Exercise material:
********************

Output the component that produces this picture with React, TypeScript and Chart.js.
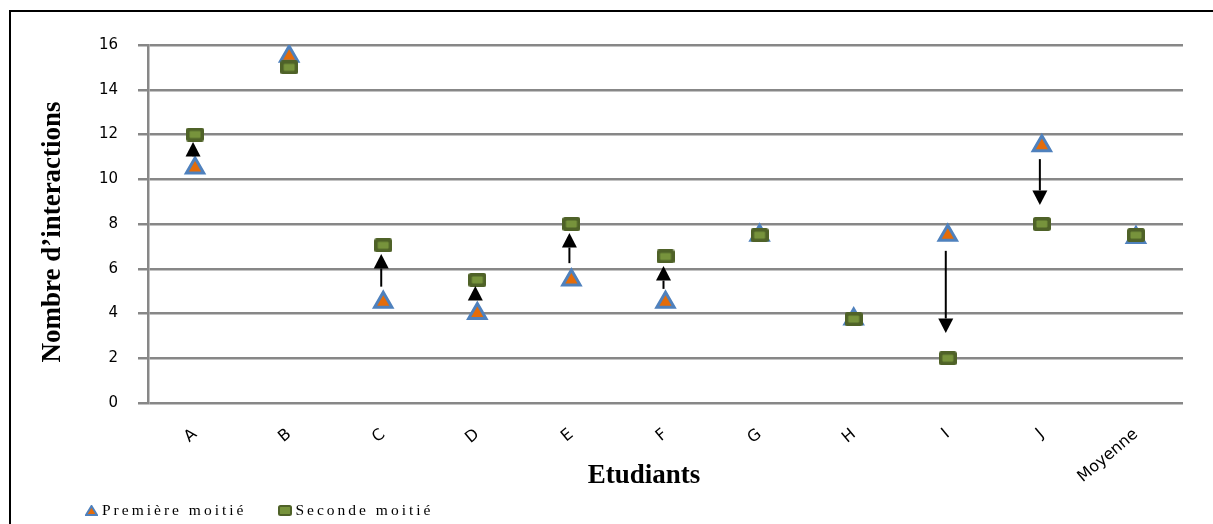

********************

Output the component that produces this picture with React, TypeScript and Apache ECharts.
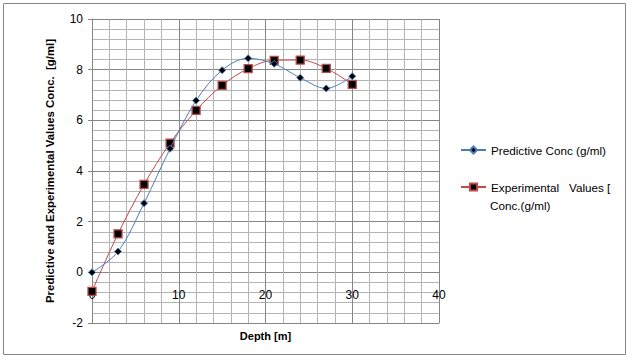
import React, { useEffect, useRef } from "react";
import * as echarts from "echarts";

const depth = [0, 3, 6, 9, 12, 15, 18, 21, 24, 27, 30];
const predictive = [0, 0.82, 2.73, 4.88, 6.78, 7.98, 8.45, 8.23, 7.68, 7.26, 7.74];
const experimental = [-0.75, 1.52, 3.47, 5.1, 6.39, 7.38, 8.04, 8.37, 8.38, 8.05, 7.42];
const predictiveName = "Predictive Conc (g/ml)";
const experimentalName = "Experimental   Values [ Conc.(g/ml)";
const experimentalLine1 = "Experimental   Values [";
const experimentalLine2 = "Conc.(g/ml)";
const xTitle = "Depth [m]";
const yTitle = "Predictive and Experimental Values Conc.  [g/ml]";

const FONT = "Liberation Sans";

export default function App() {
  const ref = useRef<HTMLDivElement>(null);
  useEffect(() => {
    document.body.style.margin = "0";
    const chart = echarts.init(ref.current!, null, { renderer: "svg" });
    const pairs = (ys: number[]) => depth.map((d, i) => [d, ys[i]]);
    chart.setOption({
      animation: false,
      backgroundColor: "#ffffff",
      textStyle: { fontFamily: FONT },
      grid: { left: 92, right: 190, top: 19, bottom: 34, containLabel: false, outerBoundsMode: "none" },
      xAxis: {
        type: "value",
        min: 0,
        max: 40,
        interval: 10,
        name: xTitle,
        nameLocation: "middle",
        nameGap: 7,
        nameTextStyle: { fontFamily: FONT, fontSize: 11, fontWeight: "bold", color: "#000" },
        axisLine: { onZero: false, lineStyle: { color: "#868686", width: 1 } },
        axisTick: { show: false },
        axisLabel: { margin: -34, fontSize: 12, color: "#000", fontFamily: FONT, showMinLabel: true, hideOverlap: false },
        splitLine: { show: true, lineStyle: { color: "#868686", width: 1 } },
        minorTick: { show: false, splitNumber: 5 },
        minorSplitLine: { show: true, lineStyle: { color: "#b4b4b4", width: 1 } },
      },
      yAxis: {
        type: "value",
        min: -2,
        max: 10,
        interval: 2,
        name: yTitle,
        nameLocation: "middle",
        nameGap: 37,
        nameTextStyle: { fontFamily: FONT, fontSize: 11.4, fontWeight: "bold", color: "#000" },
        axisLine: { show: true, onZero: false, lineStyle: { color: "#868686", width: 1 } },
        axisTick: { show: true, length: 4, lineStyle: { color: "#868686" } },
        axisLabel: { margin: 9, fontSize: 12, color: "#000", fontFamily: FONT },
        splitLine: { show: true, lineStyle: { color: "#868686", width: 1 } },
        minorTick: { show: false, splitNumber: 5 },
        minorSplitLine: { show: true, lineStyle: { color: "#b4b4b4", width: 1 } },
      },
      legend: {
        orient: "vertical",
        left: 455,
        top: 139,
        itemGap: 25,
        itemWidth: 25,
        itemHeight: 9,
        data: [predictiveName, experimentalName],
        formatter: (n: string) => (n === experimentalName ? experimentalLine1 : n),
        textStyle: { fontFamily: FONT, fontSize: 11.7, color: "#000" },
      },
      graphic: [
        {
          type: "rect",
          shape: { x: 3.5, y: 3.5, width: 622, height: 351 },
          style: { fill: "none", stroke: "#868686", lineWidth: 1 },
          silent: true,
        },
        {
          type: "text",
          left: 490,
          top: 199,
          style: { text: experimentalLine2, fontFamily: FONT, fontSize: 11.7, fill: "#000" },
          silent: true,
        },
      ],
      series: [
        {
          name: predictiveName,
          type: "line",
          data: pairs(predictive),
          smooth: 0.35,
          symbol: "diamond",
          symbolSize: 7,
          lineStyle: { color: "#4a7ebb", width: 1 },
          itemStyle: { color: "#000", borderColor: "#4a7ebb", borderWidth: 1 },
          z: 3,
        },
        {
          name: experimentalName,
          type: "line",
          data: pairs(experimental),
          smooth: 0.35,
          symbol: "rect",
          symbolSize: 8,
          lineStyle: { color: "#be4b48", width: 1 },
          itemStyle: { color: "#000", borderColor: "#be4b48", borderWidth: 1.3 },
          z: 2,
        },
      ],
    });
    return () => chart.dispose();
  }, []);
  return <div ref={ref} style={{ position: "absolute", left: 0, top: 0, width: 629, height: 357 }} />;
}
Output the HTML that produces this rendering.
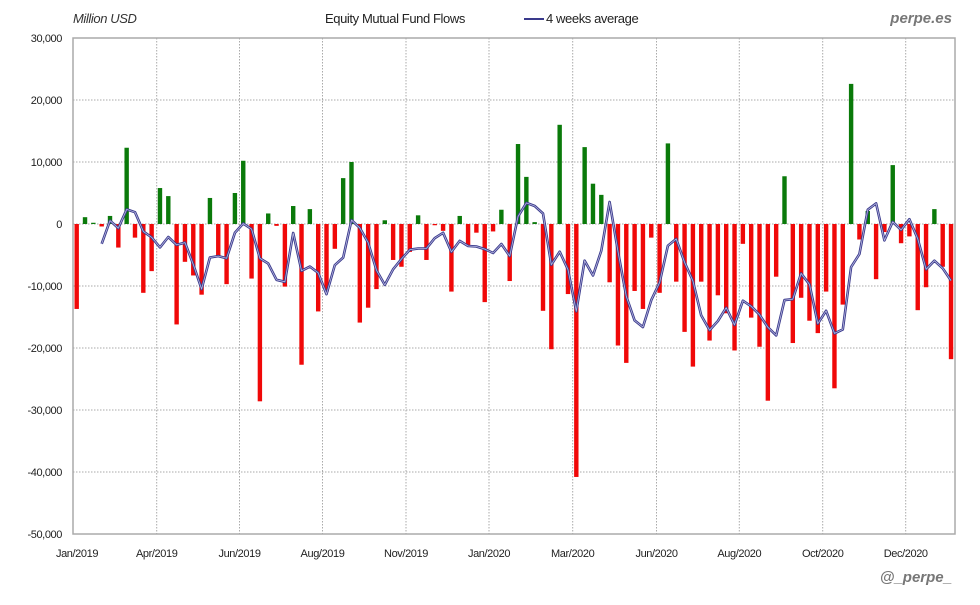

********************

What you need to do: Using the entries above, extract exactly the lines from the one that contains "and Apache ECharts." through the one that contains "import * as". Do not carry over any pictures.

Solution to the problem:
Output the component that produces this picture with React, TypeScript and Apache ECharts.
import React, { useEffect, useRef } from "react";
import * as echarts from "echarts";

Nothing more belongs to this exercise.